SAN FRANCISCO — As participants in a new legal workforce reentry program, Cooley and Sidley Austin have hired three experienced women lawyers for fellowships in their California offices.

Sheila Bridges, who will join Cooley’s litigation department in San Francisco in June, and Lori Trujillo and Dora de la Rosa, who joined Sidley’s Los Angeles office in the technology and intellectual property transactions and real estate groups, respectively, on Monday, are members of the inaugural class of the OnRamp Fellowship, which matches experienced women lawyers returning to the profession with law firms for a one-year, paid training contract.

In all, nine lawyers were hired as part of the pilot program.
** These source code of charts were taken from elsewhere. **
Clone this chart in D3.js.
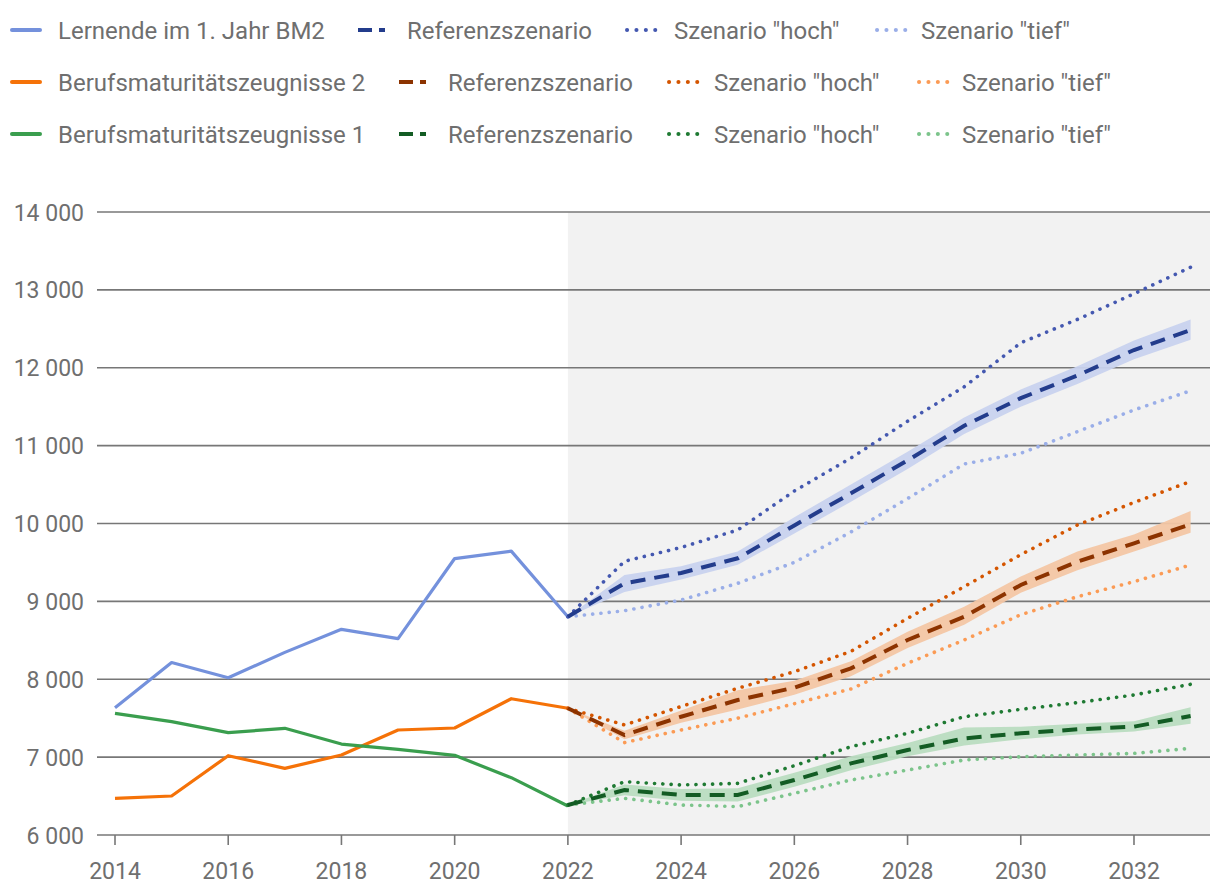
<!DOCTYPE html>
<html><head><meta charset="utf-8">
<script src="https://cdn.jsdelivr.net/npm/d3@7"></script>
<style>body{margin:0;background:#fff;font-family:Roboto,"Noto Sans",sans-serif;}</style>
</head><body><svg id="c" width="1220" height="896"></svg>
<script>
const histYears = [2014,2015,2016,2017,2018,2019,2020,2021,2022];
const projYears = [2022,2023,2024,2025,2026,2027,2028,2029,2030,2031,2032,2033];
const yTicks = [6000,7000,8000,9000,10000,11000,12000,13000,14000];
const xTicks = [2014,2016,2018,2020,2022,2024,2026,2028,2030,2032];

const lernendeHist = [7635,8215,8020,8345,8641,8521,9550,9645,8803];
const bm2Hist = [6471,6501,7018,6856,7027,7348,7374,7750,7627];
const bm1Hist = [7562,7455,7314,7370,7168,7100,7023,6736,6372];

const lernendeRef  = [8803,9232,9365,9553,9975,10388,10810,11255,11610,11900,12228,12485];
const lernendeLow  = [8803,9120,9280,9470,9870,10280,10700,11150,11500,11790,12110,12360];
const lernendeHigh = [8803,9340,9450,9640,10080,10500,10920,11360,11720,12020,12350,12620];
const lernendeHoch = [8803,9515,9692,9917,10417,10841,11313,11755,12320,12620,12950,13290];
const lernendeTief = [8803,8880,9017,9232,9501,9891,10320,10764,10901,11179,11458,11705];

const bm2Ref  = [7627,7284,7519,7733,7892,8140,8504,8803,9210,9510,9746,9990];
const bm2Low  = [7627,7228,7440,7610,7800,8040,8400,8700,9110,9400,9640,9880];
const bm2High = [7627,7340,7600,7860,7980,8230,8610,8930,9320,9640,9860,10160];
const bm2Hoch = [7627,7413,7650,7884,8097,8358,8782,9189,9600,9980,10270,10540];
const bm2Tief = [7627,7186,7348,7500,7686,7875,8205,8504,8828,9060,9253,9467];

const bm1Ref  = [6385,6578,6514,6514,6706,6920,7091,7241,7306,7357,7391,7528];
const bm1Low  = [6385,6510,6440,6430,6620,6830,7010,7150,7230,7290,7330,7430];
const bm1High = [6385,6650,6590,6600,6800,7010,7180,7380,7390,7430,7460,7640];
const bm1Hoch = [6385,6685,6642,6663,6890,7134,7306,7519,7614,7700,7798,7935];
const bm1Tief = [6385,6471,6385,6364,6535,6706,6834,6963,7005,7027,7048,7113];

const groups = [
  {name:"Lernende im 1. Jahr BM2", hist:lernendeHist, ref:lernendeRef, low:lernendeLow, high:lernendeHigh, hoch:lernendeHoch, tief:lernendeTief,
   c:{hist:"#7491dc", ref:"#233c8c", hoch:"#4458b0", tief:"#9aaee8", band:"#c8d2ee"}},
  {name:"Berufsmaturitätszeugnisse 2", hist:bm2Hist, ref:bm2Ref, low:bm2Low, high:bm2High, hoch:bm2Hoch, tief:bm2Tief,
   c:{hist:"#f57208", ref:"#8c3300", hoch:"#d45500", tief:"#fb9b55", band:"#f3c6a4"}},
  {name:"Berufsmaturitätszeugnisse 1", hist:bm1Hist, ref:bm1Ref, low:bm1Low, high:bm1High, hoch:bm1Hoch, tief:bm1Tief,
   c:{hist:"#3a9e4e", ref:"#135c24", hoch:"#1f7a33", tief:"#7cc48b", band:"#b9dcc0"}}
];

const svg = d3.select("#c");
const x = d3.scaleLinear().domain([2014,2033]).range([115,1190.6]);
const y = d3.scaleLinear().domain([6000,14000]).range([835,212]);
const left = 97, right = 1210;
const txt = "#6f6f6f";

svg.append("rect").attr("x",x(2022)).attr("y",y(14000)).attr("width",right-x(2022)).attr("height",y(6000)-y(14000)).attr("fill","#f2f2f2");

svg.append("g").selectAll("line").data(yTicks).join("line")
  .attr("x1",left).attr("x2",right).attr("y1",d=>y(d)).attr("y2",d=>y(d))
  .attr("stroke","#777").attr("stroke-width",1.6);
const fmt = d=> d3.format(",")(d).replace(/,/g," ");
svg.append("g").selectAll("text").data(yTicks).join("text")
  .attr("x",84).attr("y",d=>y(d)+8.5).attr("text-anchor","end")
  .attr("font-size",23).attr("fill",txt).text(fmt);

svg.append("g").selectAll("line").data(xTicks).join("line")
  .attr("x1",d=>x(d)).attr("x2",d=>x(d)).attr("y1",835).attr("y2",845)
  .attr("stroke","#777").attr("stroke-width",1.6);
svg.append("g").selectAll("text").data(xTicks).join("text")
  .attr("x",d=>x(d)).attr("y",879).attr("text-anchor","middle")
  .attr("font-size",23).attr("fill",txt).text(d=>d);

const line = d3.line().x(d=>x(d[0])).y(d=>y(d[1]));
const area = d3.area().x(d=>x(d[0])).y0(d=>y(d[1])).y1(d=>y(d[2]));

groups.forEach(g=>{
  svg.append("path").datum(projYears.map((yr,i)=>[yr,g.low[i],g.high[i]]))
    .attr("d",area).attr("fill",g.c.band).attr("opacity",0.95);
});
groups.forEach(g=>{
  svg.append("path").datum(histYears.map((yr,i)=>[yr,g.hist[i]]))
    .attr("d",line).attr("fill","none").attr("stroke",g.c.hist).attr("stroke-width",3.2).attr("stroke-linejoin","round");
});
groups.forEach(g=>{
  svg.append("path").datum(projYears.map((yr,i)=>[yr,g.tief[i]]))
    .attr("d",line).attr("fill","none").attr("stroke",g.c.tief).attr("stroke-width",3.6)
    .attr("stroke-linecap","round").attr("stroke-dasharray","0.1,8.2");
  svg.append("path").datum(projYears.map((yr,i)=>[yr,g.hoch[i]]))
    .attr("d",line).attr("fill","none").attr("stroke",g.c.hoch).attr("stroke-width",3.6)
    .attr("stroke-linecap","round").attr("stroke-dasharray","0.1,8.2");
  svg.append("path").datum(projYears.map((yr,i)=>[yr,g.ref[i]]))
    .attr("d",line).attr("fill","none").attr("stroke",g.c.ref).attr("stroke-width",4)
    .attr("stroke-dasharray","15,9");
});

const rows = [30,82,134];
const legCols = [
  {sx:[12,358],tx:[58,407],hx:[626,674],tf:[876,921]},
  {sx:[12,400],tx:[58,448],hx:[668,714],tf:[918,962]},
  {sx:[12,400],tx:[58,448],hx:[668,714],tf:[918,962]}
];
const fs = 24;
groups.forEach((g,i)=>{
  const yy = rows[i], L = legCols[i];
  const lg = svg.append("g");
  lg.append("line").attr("x1",L.sx[0]).attr("x2",L.sx[0]+28).attr("y1",yy).attr("y2",yy)
    .attr("stroke",g.c.hist).attr("stroke-width",4).attr("stroke-linecap","round");
  lg.append("text").attr("x",L.tx[0]).attr("y",yy+8.5).attr("font-size",fs).attr("fill",txt).text(g.name);
  lg.append("line").attr("x1",L.tx[1]-49).attr("x2",L.tx[1]-22).attr("y1",yy).attr("y2",yy)
    .attr("stroke",g.c.ref).attr("stroke-width",4).attr("stroke-dasharray","14,7");
  lg.append("text").attr("x",L.tx[1]).attr("y",yy+8.5).attr("font-size",fs).attr("fill",txt).text("Referenzszenario");
  lg.append("line").attr("x1",L.hx[0]+1).attr("x2",L.hx[0]+30).attr("y1",yy).attr("y2",yy)
    .attr("stroke",g.c.hoch).attr("stroke-width",4).attr("stroke-linecap","round").attr("stroke-dasharray","0.1,9.3");
  lg.append("text").attr("x",L.hx[1]).attr("y",yy+8.5).attr("font-size",fs).attr("fill",txt).text('Szenario "hoch"');
  lg.append("line").attr("x1",L.tf[0]+1).attr("x2",L.tf[0]+30).attr("y1",yy).attr("y2",yy)
    .attr("stroke",g.c.tief).attr("stroke-width",4).attr("stroke-linecap","round").attr("stroke-dasharray","0.1,9.3");
  lg.append("text").attr("x",L.tf[1]).attr("y",yy+8.5).attr("font-size",fs).attr("fill",txt).text('Szenario "tief"');
});
</script></body></html>
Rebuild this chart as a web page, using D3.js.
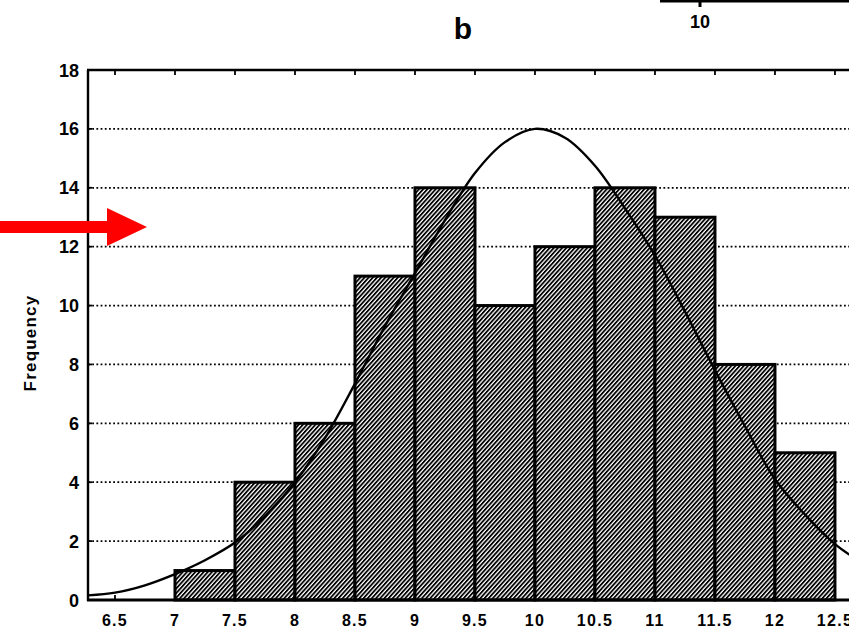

The six other fellows will join Cooley, Sidley and the other participating firms—Baker Botts and Hogan Lovells—in Chicago, Houston, New York and Washington, D.C.

Both Carrie Wagner, director of the attorney recruiting and diversity program at Cooley, and Jennifer Hagle, cochairwoman of Sidley’s recruiting committee and the committee on retention and promotion of women, said participating in OnRamp’s pilot program was a “no-brainer.”

“We’re very interested in hiring from this pool of attorneys,” said Wagner of the women who have taken leave from Big Law for one reason or another. But, because the candidates’ profiles vary by legal experience relative to the duration of their hiatus, “it’s hard to find them. If they were just to write in and apply for an open position, we would have a hard time identifying where they would fit in.”

Wagner said OnRamp’s rigorous screening process and one-year commitment gives the firms some time to evaluate the candidates’ required ramp-up time, experience level, expertise and billing rate at the time of hire. If a relevant position is available after the yearlong training contract, fellows have the opportunity to interview with the law firm for a longer-term role in a particular practice group or office.

Wagner is “very optimistic” about the program. She called Bridges, who during her six-year hiatus from private practice served as a pro bono attorney for the Women’s Bar Foundation Family Law Project in Boston and earned two master’s degrees, a “phenomenal candidate.”

“Her desire and interest to really get back into the practice and her commitment are just second to none,” Wagner said. Bridges relocated from Boston to San Francisco for the OnRamp Fellowship opportunity.

Hagle sang a similar song about Sidley’s fellows. “They’re coming back in with experience and the desire to achieve,” she said. Her hope is that “within two weeks, everyone is going to forget that they are fellows,” she said. “They’ll come onboard as associates, and within a few weeks they’ll be working on high-level, complicated assignments, just like one of the team.”

Like Wagner, Hagle sees long-term potential in the OnRamp Fellowship. “It’s really going to help enhance our pipeline to women that will make it to partnership and make it to positions of leadership,” she said.

Since Caren Ulrich Stacy, a longtime consultant on professional development and diversity initiatives at law firms, launched the fellowship in January, she’s received hundreds of applications from women lawyers and more than 25 inquiries from law firms interested in participating. As a result, a second phase of the pilot is in the planning stages. Stacy said she expects details to be announced by midsummer.